*Dataset excerpt*

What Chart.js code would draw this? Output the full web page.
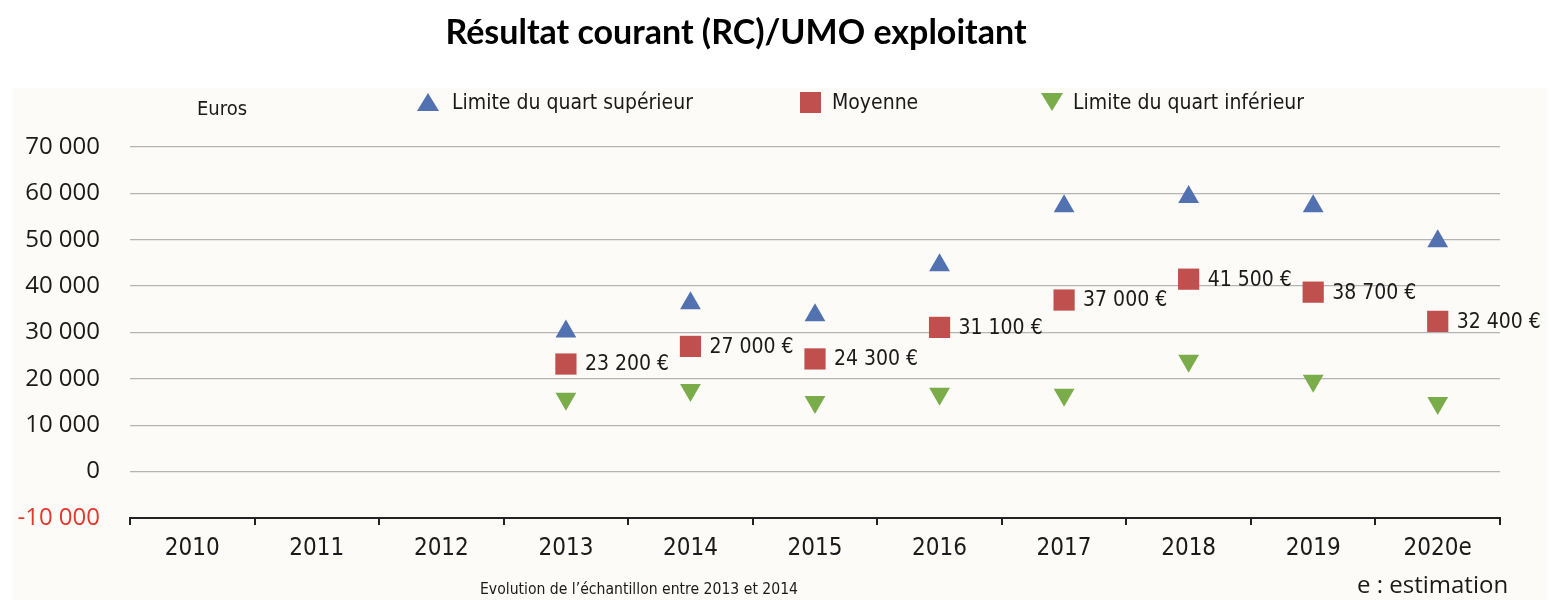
<!DOCTYPE html>
<html>
<head>
<meta charset="utf-8">
<script src="https://cdn.jsdelivr.net/npm/chart.js@4"></script>
<style>
  body { margin: 0; background: #fff; }
  #wrap { position: relative; width: 1550px; height: 600px; overflow: hidden; }
  #panel { position: absolute; left: 13px; top: 88px; width: 1534px; height: 520px; background: #fcfbf8; }
  #mycanvas { position: absolute; left: 0; top: 0; }
  .txt { position: absolute; white-space: nowrap; color: #1a1a1a; }
  #title { left: 0; width: 1472px; top: 10px; text-align: center; font: bold 34px Lato, "Open Sans", sans-serif; color: #000; }
  .narrow { font-family: "Liberation Sans Narrow", "DejaVu Sans Condensed", sans-serif; }
  .leg { top: 88px; font-size: 21px; line-height: 28px; }
  .up { position: absolute; width: 0; height: 0; border-left: 11px solid transparent; border-right: 11px solid transparent; border-bottom: 18px solid #5271b0; }
  .down { position: absolute; width: 0; height: 0; border-left: 11px solid transparent; border-right: 11px solid transparent; border-top: 18px solid #7aad4a; }
  .sq { position: absolute; width: 21px; height: 21px; background: #c0504d; }
</style>
</head>
<body>
<div id="wrap">
  <div id="panel"></div>
  <canvas id="mycanvas" width="1550" height="600"></canvas>
  <div id="title" class="txt">Résultat courant (RC)/UMO exploitant</div>
  <div class="txt narrow" style="left:197px; top:96px; font-size:20px;">Euros</div>
  <div class="up" style="left:417px; top:93px;"></div>
  <div class="txt narrow leg" style="left:452px;">Limite du quart supérieur</div>
  <div class="sq" style="left:800px; top:92px;"></div>
  <div class="txt narrow leg" style="left:832px;">Moyenne</div>
  <div class="down" style="left:1041px; top:93px;"></div>
  <div class="txt narrow leg" style="left:1073px;">Limite du quart inférieur</div>
  <div class="txt narrow" style="left:480px; top:580px; font-size:15.6px;">Evolution de l’échantillon entre 2013 et 2014</div>
  <div class="txt" style="left:1357px; top:567px; font:24px 'Open Sans', sans-serif;">e : estimation</div>
</div>
<script>
// categories (years)
const YEARS = ["2010", "2011", "2012", "2013", "2014", "2015", "2016", "2017", "2018", "2019", "2020e"]
// values (euros), null = no sample
const UPPER_QUART = [null, null, null, 30200, 36300, 33700, 44500, 57200, 59200, 57200, 49700]
const MEAN = [null, null, null, 23200, 27000, 24300, 31100, 37000, 41500, 38700, 32400]
const LOWER_QUART = [null, null, null, 15700, 17600, 15000, 16800, 16600, 23900, 19600, 14800]
const Y_MIN = -10000
const Y_MAX = 70000
const Y_STEP = 10000

function fmt(v) {
  return String(Math.round(v)).replace(/\B(?=(\d{3})+(?!\d))/g, " ")
}

// writes "23 200 €" next to every mean square
const meanLabels = {
  id: 'meanLabels',
  afterDatasetsDraw(chart) {
    const ctx = chart.ctx
    const meta = chart.getDatasetMeta(1)
    ctx.save()
    ctx.font = '21px "Liberation Sans Narrow", "DejaVu Sans Condensed", sans-serif'
    ctx.fillStyle = '#1a1a1a'
    ctx.textAlign = 'left'
    ctx.textBaseline = 'middle'
    meta.data.forEach((pt, i) => {
      if (MEAN[i] == null) return
      ctx.fillText(fmt(MEAN[i]) + " €", pt.x + 19, pt.y + 1)
    })
    ctx.restore()
  }
}

const ctx = document.getElementById('mycanvas').getContext('2d')
window.chart = new Chart(ctx, {
  type: 'line',
  data: {
    labels: YEARS,
    datasets: [
      {
        label: 'Limite du quart supérieur',
        data: UPPER_QUART,
        showLine: false,
        pointStyle: 'triangle',
        pointRadius: 12,
        pointBackgroundColor: '#5271b0',
        pointBorderWidth: 0
      },
      {
        label: 'Moyenne',
        data: MEAN,
        showLine: false,
        pointStyle: 'rect',
        pointRadius: 15,
        pointBackgroundColor: '#c0504d',
        pointBorderWidth: 0
      },
      {
        label: 'Limite du quart inférieur',
        data: LOWER_QUART,
        showLine: false,
        pointStyle: 'triangle',
        pointRotation: 180,
        pointRadius: 12,
        pointBackgroundColor: '#7aad4a',
        pointBorderWidth: 0
      }
    ]
  },
  options: {
    responsive: false,
    animation: false,
    layout: { padding: { left: 0, right: 50, top: 147, bottom: 0 } },
    plugins: {
      legend: { display: false },
      tooltip: { enabled: false }
    },
    scales: {
      x: {
        offset: true,
        afterFit: function(scale) { scale.height = 82 },
        grid: { offset: true, drawOnChartArea: false, drawTicks: true, tickLength: 7, color: '#222', lineWidth: 2 },
        border: { display: true, color: '#222', width: 2 },
        ticks: {
          padding: 9,
          color: '#1a1a1a',
          font: { family: '"Liberation Sans Narrow", "DejaVu Sans Condensed", sans-serif', size: 24 }
        }
      },
      y: {
        min: Y_MIN,
        max: Y_MAX,
        afterFit: function(scale) { scale.width = 130 },
        grid: { drawTicks: false, color: '#b4b4b4', lineWidth: 1.3 },
        border: { display: false },
        ticks: {
          stepSize: Y_STEP,
          padding: 30,
          font: { family: '"Open Sans", sans-serif', size: 24 },
          color: c => c.tick && c.tick.value < 0 ? '#e2382e' : '#1a1a1a',
          callback: v => fmt(v)
        }
      }
    }
  },
  plugins: [meanLabels]
})
</script>
</body>
</html>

*Work required*
Extract all the data above exactly, excluding every picture.

*Output of the task*
What Chart.js code would draw this? Output the full web page.
<!DOCTYPE html>
<html>
<head>
<meta charset="utf-8">
<script src="https://cdn.jsdelivr.net/npm/chart.js@4"></script>
<style>
  body { margin: 0; background: #fff; }
  #wrap { position: relative; width: 1550px; height: 600px; overflow: hidden; }
  #panel { position: absolute; left: 13px; top: 88px; width: 1534px; height: 520px; background: #fcfbf8; }
  #mycanvas { position: absolute; left: 0; top: 0; }
  .txt { position: absolute; white-space: nowrap; color: #1a1a1a; }
  #title { left: 0; width: 1472px; top: 10px; text-align: center; font: bold 34px Lato, "Open Sans", sans-serif; color: #000; }
  .narrow { font-family: "Liberation Sans Narrow", "DejaVu Sans Condensed", sans-serif; }
  .leg { top: 88px; font-size: 21px; line-height: 28px; }
  .up { position: absolute; width: 0; height: 0; border-left: 11px solid transparent; border-right: 11px solid transparent; border-bottom: 18px solid #5271b0; }
  .down { position: absolute; width: 0; height: 0; border-left: 11px solid transparent; border-right: 11px solid transparent; border-top: 18px solid #7aad4a; }
  .sq { position: absolute; width: 21px; height: 21px; background: #c0504d; }
</style>
</head>
<body>
<div id="wrap">
  <div id="panel"></div>
  <canvas id="mycanvas" width="1550" height="600"></canvas>
  <div id="title" class="txt">Résultat courant (RC)/UMO exploitant</div>
  <div class="txt narrow" style="left:197px; top:96px; font-size:20px;">Euros</div>
  <div class="up" style="left:417px; top:93px;"></div>
  <div class="txt narrow leg" style="left:452px;">Limite du quart supérieur</div>
  <div class="sq" style="left:800px; top:92px;"></div>
  <div class="txt narrow leg" style="left:832px;">Moyenne</div>
  <div class="down" style="left:1041px; top:93px;"></div>
  <div class="txt narrow leg" style="left:1073px;">Limite du quart inférieur</div>
  <div class="txt narrow" style="left:480px; top:580px; font-size:15.6px;">Evolution de l’échantillon entre 2013 et 2014</div>
  <div class="txt" style="left:1357px; top:567px; font:24px 'Open Sans', sans-serif;">e : estimation</div>
</div>
<script>
// categories (years)
const YEARS = ["2010", "2011", "2012", "2013", "2014", "2015", "2016", "2017", "2018", "2019", "2020e"]
// values (euros), null = no sample
const UPPER_QUART = [null, null, null, 30200, 36300, 33700, 44500, 57200, 59200, 57200, 49700]
const MEAN = [null, null, null, 23200, 27000, 24300, 31100, 37000, 41500, 38700, 32400]
const LOWER_QUART = [null, null, null, 15700, 17600, 15000, 16800, 16600, 23900, 19600, 14800]
const Y_MIN = -10000
const Y_MAX = 70000
const Y_STEP = 10000

function fmt(v) {
  return String(Math.round(v)).replace(/\B(?=(\d{3})+(?!\d))/g, " ")
}

// writes "23 200 €" next to every mean square
const meanLabels = {
  id: 'meanLabels',
  afterDatasetsDraw(chart) {
    const ctx = chart.ctx
    const meta = chart.getDatasetMeta(1)
    ctx.save()
    ctx.font = '21px "Liberation Sans Narrow", "DejaVu Sans Condensed", sans-serif'
    ctx.fillStyle = '#1a1a1a'
    ctx.textAlign = 'left'
    ctx.textBaseline = 'middle'
    meta.data.forEach((pt, i) => {
      if (MEAN[i] == null) return
      ctx.fillText(fmt(MEAN[i]) + " €", pt.x + 19, pt.y + 1)
    })
    ctx.restore()
  }
}

const ctx = document.getElementById('mycanvas').getContext('2d')
window.chart = new Chart(ctx, {
  type: 'line',
  data: {
    labels: YEARS,
    datasets: [
      {
        label: 'Limite du quart supérieur',
        data: UPPER_QUART,
        showLine: false,
        pointStyle: 'triangle',
        pointRadius: 12,
        pointBackgroundColor: '#5271b0',
        pointBorderWidth: 0
      },
      {
        label: 'Moyenne',
        data: MEAN,
        showLine: false,
        pointStyle: 'rect',
        pointRadius: 15,
        pointBackgroundColor: '#c0504d',
        pointBorderWidth: 0
      },
      {
        label: 'Limite du quart inférieur',
        data: LOWER_QUART,
        showLine: false,
        pointStyle: 'triangle',
        pointRotation: 180,
        pointRadius: 12,
        pointBackgroundColor: '#7aad4a',
        pointBorderWidth: 0
      }
    ]
  },
  options: {
    responsive: false,
    animation: false,
    layout: { padding: { left: 0, right: 50, top: 147, bottom: 0 } },
    plugins: {
      legend: { display: false },
      tooltip: { enabled: false }
    },
    scales: {
      x: {
        offset: true,
        afterFit: function(scale) { scale.height = 82 },
        grid: { offset: true, drawOnChartArea: false, drawTicks: true, tickLength: 7, color: '#222', lineWidth: 2 },
        border: { display: true, color: '#222', width: 2 },
        ticks: {
          padding: 9,
          color: '#1a1a1a',
          font: { family: '"Liberation Sans Narrow", "DejaVu Sans Condensed", sans-serif', size: 24 }
        }
      },
      y: {
        min: Y_MIN,
        max: Y_MAX,
        afterFit: function(scale) { scale.width = 130 },
        grid: { drawTicks: false, color: '#b4b4b4', lineWidth: 1.3 },
        border: { display: false },
        ticks: {
          stepSize: Y_STEP,
          padding: 30,
          font: { family: '"Open Sans", sans-serif', size: 24 },
          color: c => c.tick && c.tick.value < 0 ? '#e2382e' : '#1a1a1a',
          callback: v => fmt(v)
        }
      }
    }
  },
  plugins: [meanLabels]
})
</script>
</body>
</html>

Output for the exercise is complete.